Abertamente homossexual, Kaváfis aborda com despudor a paixão. Mas é uma paixão que vive do efémero, de um fogaz que, como pode ser visto no poema Antes Que o Tempo os Mudasse, acima transcito, se propaga até muito tempo depois. Angústia novamente expressa em Cinzentos, o poema 64, desta vez numa necessidade de impedir que a memória se apague:

“Memória minha, guarda-os tu como eram.
E quanto do meu amor possas, memória,
quanto possas, traz-mo de novo esta noite.”

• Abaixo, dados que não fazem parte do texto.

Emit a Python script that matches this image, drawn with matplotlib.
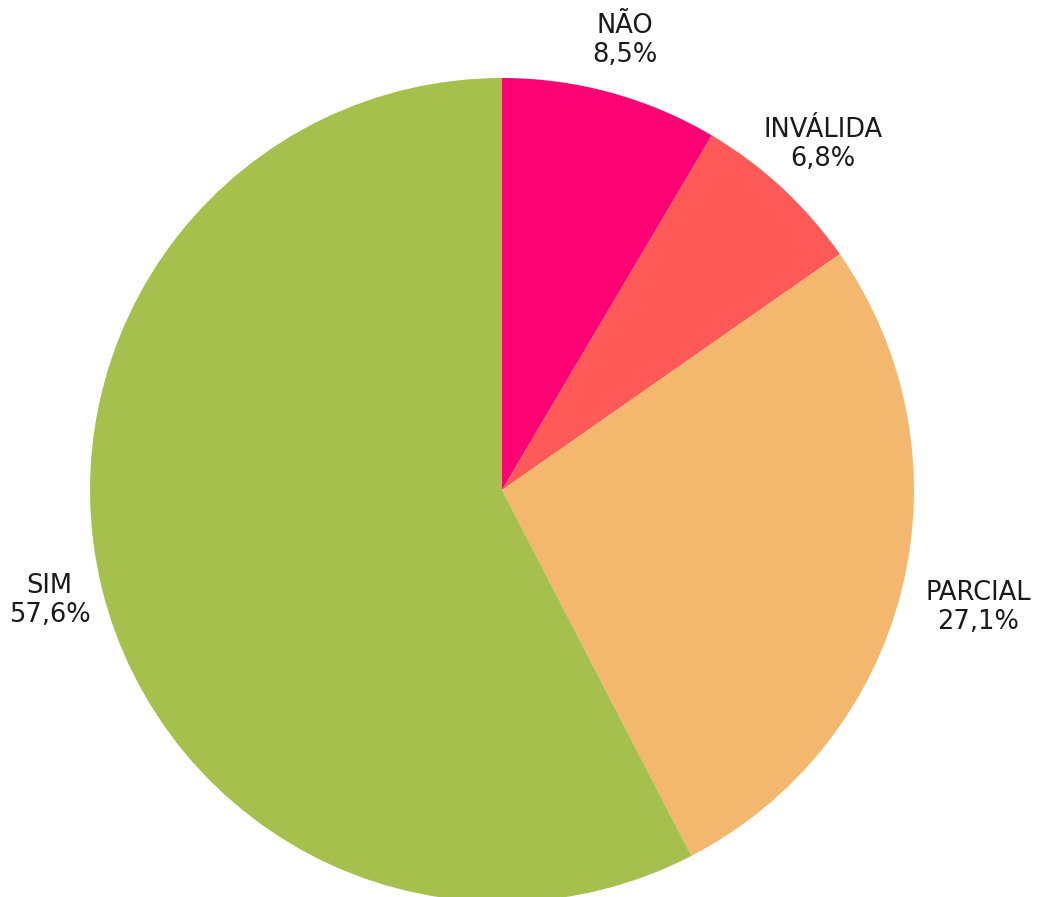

A poesia Kaváfis é sempre uma de distanciamento e evocação, um olhar sobre a juventude a partir da velhice, um foco nos detalhes que a memória reteve, um olhar para o passado tanto quando os poemas tratam a intimidade como quando pegam na antiguidade clássica. Aí vemos o outro lado de Kaváfis, o do poeta-historiador, debruçando-se sempre sobre períodos históricos de declínio ou decadência, onde, podendo até estar a festejar-se um feito de grandeza, está subjacente a decadência por vir. É o lado trágico da vida que Kaváfis nos traz através dos episódios que faz ressoar pelo tempo. Em 200 A.C, poema 136, louvam-se, com um tom cuja ironia provém de se saber o seu fim, os feitos de Alexandre, o Grande, as batalhas vencidas, em tempos em que o helenismo se apresentava no seu auge. Em Embaixadores de Alexandria, poema 44, fala-se em como, confiantes da sua posição superior, os dois reis Ptolomeus, Ptolomeu VI Filométor e Ptolomeu Evergetes, dispensam tirar o oráculo, ignorando “que ontem graves novas chegaram aos embaixadores. / O oráculo fora emitido em Roma: ali se tiraram as sortes.” A chegada do império romano sobre a Grécia estava a chegar e “só os sábios / apercebem o que se avizinha”, como afirma no terceiro poema, Sabem os Sábios o que se Avizinha.

De Kaváfis também só os sábios pareciam ter entrevisto o seu talento em vida, já que Kaváfis, que há muitos anos não visitava a Grécia e passara toda a sua vida trabalhando no Ministério Egípcio das Obras Públicas, morreu de cancro da laringe em 1933, aos setenta anos, com a sua reputação enquanto poeta ainda obscura, partilhando o caminho de tantos outros que só na posteridade alcançaram o relevo que teriam certamente gostado de ter em vida. Fado inglório para alguém que toca tão fundo.